Loyalty to government, only when it deserves it."

Mark Twain
 
This one's for us oldies...

"I remember back when hats were worn with business suits,
When women did the housework and their husbands the commutes,
When blackberries and apples were regarded just as fruits."

Judith Viorst from her poem, "How I Know I'm Old"
that begins,

"I remember running boards, Victrolas, Frigidaires,
And when the really, really rich were merely millionaires..."
 
From 1863:

Four score and seven years ago our fathers brought forth on
this continent, a new nation, conceived in Liberty, and dedicated to the
proposition that all men are created equal. Now we are engaged in a
great civil war, testing whether that nation or any nation so conceived
and so dedicated, can long endure. We are met on a great battle-field of
that war. We have come to dedicate a portion of that field, as a final
resting place for those who here gave their lives that that nation might
live. It is altogether fitting and proper that we should do this. But,
in a larger sense, we can not dedicate, we can not consecrate, we can
not hallow, this ground. The brave men, living and dead, who struggled
here, have consecrated it, far above our poor power to add or detract.
The world will little note, nor long remember what we say here, but it
can never forget what they did here. It is for us the living, rather, to
be dedicated here to the unfinished work which they who fought here have
thus far so nobly advanced.

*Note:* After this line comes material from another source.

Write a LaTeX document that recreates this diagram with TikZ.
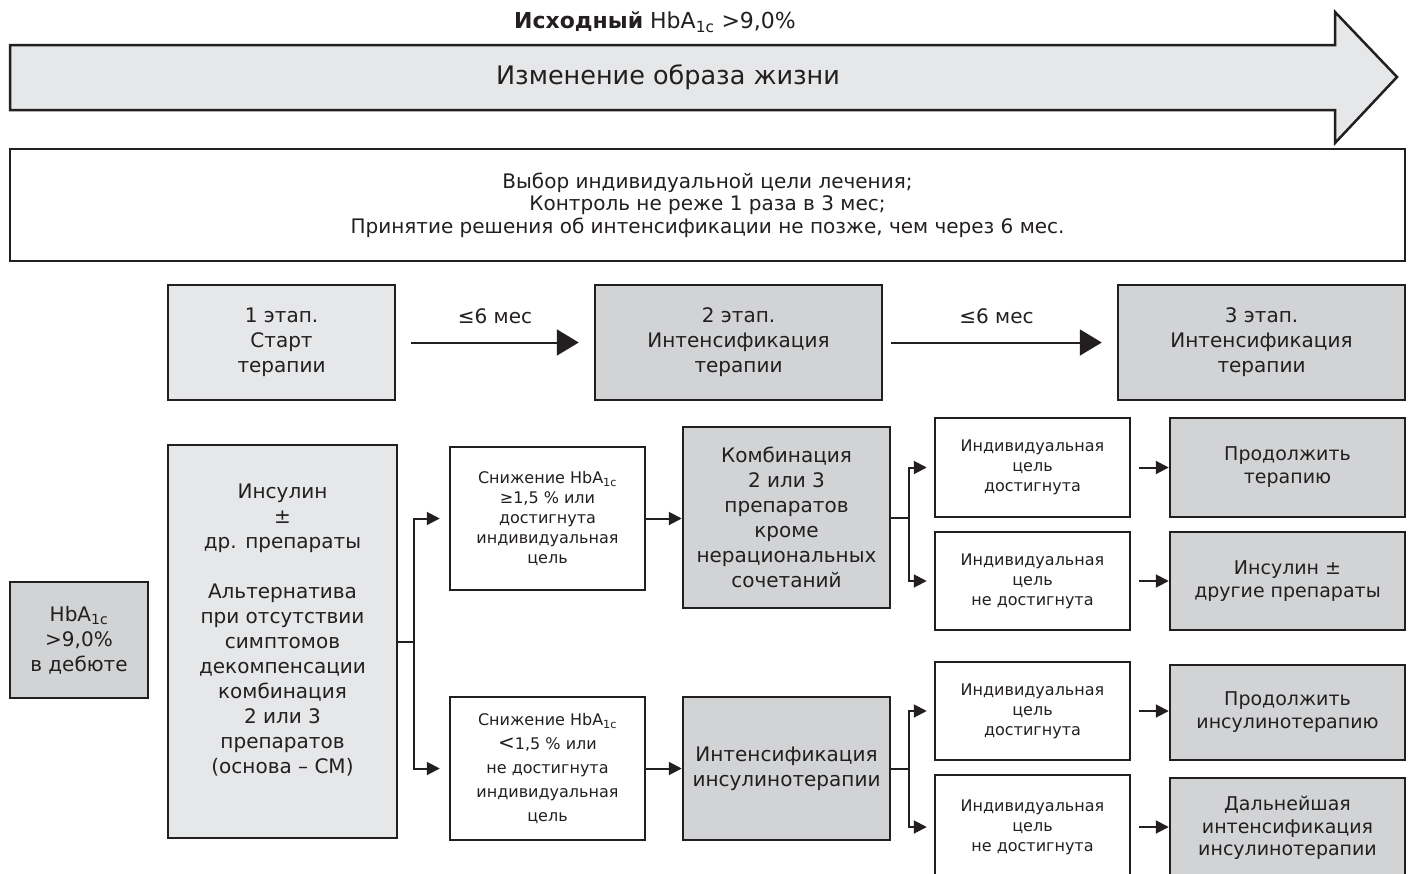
\documentclass[tikz,border=0pt]{standalone}
\usepackage{fontspec}
\setmainfont{DejaVu Sans}
\usetikzlibrary{arrows.meta}

\definecolor{lightfill}{HTML}{E6E7E8}
\definecolor{darkfill}{HTML}{D1D3D4}
\definecolor{ink}{HTML}{231F20}

\begin{document}
\begin{tikzpicture}[x=1pt,y=-1pt,
	box/.style={draw=ink,line width=2.5pt,align=center,inner sep=0pt,text=ink},
	lightbox/.style={box,fill=lightfill,font=\fontsize{20}{25}\selectfont},
	darkbox/.style={box,fill=darkfill,font=\fontsize{20}{25}\selectfont},
	whitebox/.style={box,fill=white,font=\fontsize{16}{20}\selectfont},
	flow/.style={draw=ink,line width=2pt,-{Triangle[length=13pt,width=13pt]}},
	bigflow/.style={draw=ink,line width=2pt,-{Triangle[length=22pt,width=26pt]}},
	]

	\useasboundingbox (0,0) rectangle (1413,873);
	\fill[white] (0,0) rectangle (1413,873);
	\clip (0,0) rectangle (1413,873);

	% Lifestyle arrow
	\filldraw[fill=lightfill,draw=ink,line width=2.5pt,line join=miter]
		(10,45) -- (1335,45) -- (1335,12) -- (1397,77) -- (1335,143) -- (1335,110) -- (10,110) -- cycle;
	\node (start) at (655,22) [text=ink,font=\fontsize{22}{26}\selectfont] {\textbf{Исходный} HbA\textsubscript{1c} >9,0\%};
	\node (life) at (668,77) [text=ink,font=\fontsize{25.5}{30}\selectfont] {Изменение образа жизни};

	% Rules
	\node (rules) at (707.5,205) [box,fill=white,minimum width=1395,minimum height=112,font=\fontsize{20}{22.5}\selectfont]
		{Выбор индивидуальной цели лечения;\\Контроль не реже 1 раза в 3 мес;\\Принятие решения об интенсификации не позже, чем через 6 мес.};

	% Stages
	\node (stage1) at (281.5,342.5) [lightbox,minimum width=227,minimum height=115] {1 этап.\\Старт\\терапии};
	\node (stage2) at (738.5,342.5) [darkbox,minimum width=287,minimum height=115] {2 этап.\\Интенсификация\\терапии};
	\node (stage3) at (1261.5,342.5) [darkbox,minimum width=287,minimum height=115] {3 этап.\\Интенсификация\\терапии};

	\draw[bigflow] ([xshift=15pt]stage1.east) -- ([xshift=-15pt]stage2.west)
		node[midway,above=14pt,text=ink,font=\fontsize{20}{24}\selectfont] {≤6 мес};
	\draw[bigflow] ([xshift=8pt]stage2.east) -- ([xshift=-15pt]stage3.west)
		node[midway,above=14pt,text=ink,font=\fontsize{20}{24}\selectfont] {≤6 мес};

	% Start
	\node (debut) at (79,640) [darkbox,minimum width=138,minimum height=116] {HbA\textsubscript{1c}\\>9,0\%\\в дебюте};
	\node (ins) at (282.5,641.5) [lightbox,minimum width=229,minimum height=393]
		{Инсулин\\±\\др. препараты\\[25pt]Альтернатива\\при отсутствии\\симптомов\\декомпенсации\\комбинация\\2 или 3\\препаратов\\(основа – СМ)\\ ~};

	% Decline of HbA1c
	\node (dec1) at (547.5,518.5) [whitebox,minimum width=195,minimum height=143]
		{Снижение HbA\textsubscript{1c}\\≥1,5 \% или\\достигнута\\индивидуальная\\цель};
	\node (dec2) at (547.5,768.5) [whitebox,minimum width=195,minimum height=143,font=\fontsize{16}{24}\selectfont]
		{Снижение HbA\textsubscript{1c}\\{\fontsize{20}{24}\selectfont <}1,5 \% или\\не достигнута\\индивидуальная\\цель};

	\coordinate (fork1) at ([xshift=16pt]ins.east);
	\draw[flow] (ins.east) -- (fork1) |- ([xshift=-9pt]dec1.west);
	\draw[flow] (fork1) |- ([xshift=-9pt]dec2.west);

	\node (comb) at (786.5,517.5) [darkbox,minimum width=207,minimum height=181]
		{Комбинация\\2 или 3\\препаратов\\кроме\\нерациональных\\сочетаний};
	\node (intens) at (786.5,768.5) [darkbox,minimum width=207,minimum height=143]
		{Интенсификация\\инсулинотерапии};

	\draw[flow] (dec1.east) -- (dec1.east -| comb.west);
	\draw[flow] (dec2.east) -- (dec2.east -| intens.west);

	% Goals
	\node (goal1) at (1032.5,467.5) [whitebox,minimum width=195,minimum height=99] {Индивидуальная\\цель\\достигнута};
	\node (goal2) at (1032.5,581) [whitebox,minimum width=195,minimum height=98] {Индивидуальная\\цель\\не достигнута};
	\node (goal3) at (1032.5,711) [whitebox,minimum width=195,minimum height=98] {Индивидуальная\\цель\\достигнута};
	\node (goal4) at (1032.5,827) [whitebox,minimum width=195,minimum height=104] {Индивидуальная\\цель\\не достигнута};

	\coordinate (fork2) at ([xshift=18pt]comb.east);
	\draw[flow] (comb.east) -- (fork2) |- ([xshift=-7pt]goal1.west);
	\draw[flow] (fork2) |- ([xshift=-7pt]goal2.west);
	\coordinate (fork3) at ([xshift=18pt]intens.east);
	\draw[flow] (intens.east) -- (fork3) |- ([xshift=-7pt]goal3.west);
	\draw[flow] (fork3) |- ([xshift=-7pt]goal4.west);

	% Results
	\node (res1) at (1287.5,467.5) [darkbox,minimum width=235,minimum height=99,font=\fontsize{19}{23}\selectfont] {Продолжить\\терапию};
	\node (res2) at (1287.5,581) [darkbox,minimum width=235,minimum height=98,font=\fontsize{19}{23}\selectfont] {Инсулин ±\\другие препараты};
	\node (res3) at (1287.5,712.5) [darkbox,minimum width=235,minimum height=95,font=\fontsize{19}{23}\selectfont] {Продолжить\\инсулинотерапию};
	\node (res4) at (1287.5,828) [darkbox,minimum width=235,minimum height=100,font=\fontsize{19}{22.5}\selectfont] {Дальнейшая\\интенсификация\\инсулинотерапии};

	\draw[flow] ([xshift=8pt]goal1.east) -- (goal1.east -| res1.west);
	\draw[flow] ([xshift=8pt]goal2.east) -- (goal2.east -| res2.west);
	\draw[flow] ([xshift=8pt]goal3.east) -- (goal3.east -| res3.west);
	\draw[flow] ([xshift=8pt]goal4.east) -- (goal4.east -| res4.west);

\end{tikzpicture}
\end{document}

It is rather for us to be here dedicated to
the great task remaining before us — that from these honored dead we
take increased devotion to that cause for which they gave the last full
measure of devotion — that we here highly resolve that these dead
shall not have died in vain — that this nation, under God, shall have
a new birth of freedom — and that government of the people, by the
people, for the people, shall not perish from the earth.
--Abraham Lincoln
<https://en.wikiquote.org/wiki/Abraham_Lincoln>
 
From 1863:

Four score and seven years ago our fathers brought forth on
this continent, a new nation, conceived in Liberty, and dedicated to the
proposition that all men are created equal. Now we are engaged in a
great civil war, testing whether that nation or any nation so conceived
and so dedicated, can long endure. We are met on a great battle-field of
that war. We have come to dedicate a portion of that field, as a final
resting place for those who here gave their lives that that nation might
live. It is altogether fitting and proper that we should do this. But,
in a larger sense, we can not dedicate, we can not consecrate, we can
not hallow, this ground. The brave men, living and dead, who struggled
here, have consecrated it, far above our poor power to add or detract.
The world will little note, nor long remember what we say here, but it
can never forget what they did here. It is for us the living, rather, to
be dedicated here to the unfinished work which they who fought here have
thus far so nobly advanced. It is rather for us to be here dedicated to
the great task remaining before us — that from these honored dead we
take increased devotion to that cause for which they gave the last full
measure of devotion — that we here highly resolve that these dead
shall not have died in vain — that this nation, under God, shall have
a new birth of freedom — and that government of the people, by the
people, for the people, shall not perish from the earth.
--Abraham Lincoln
<https://en.wikiquote.org/wiki/Abraham_Lincoln>

Oh how wrong he was. Ask any school kid.

One of the greatest speeches ever made.
 
Nice work, PF.

Let us not forget Doris Lessing, Oct. 22, 1919 - Nov. 17, 2013, Nobel Prize-winning author. One of her sage observations:

"How attractive are the tidy conclusions of hindsight."
 
Why do people always expect authors to answer questions? I am an
author because I want to ask questions. If I had answers, I'd be a
politician.
--Eugène Ionesco
 
Kindred spirits are not so scarce as I used to think. It's splendid to find out there are so many of them in the world.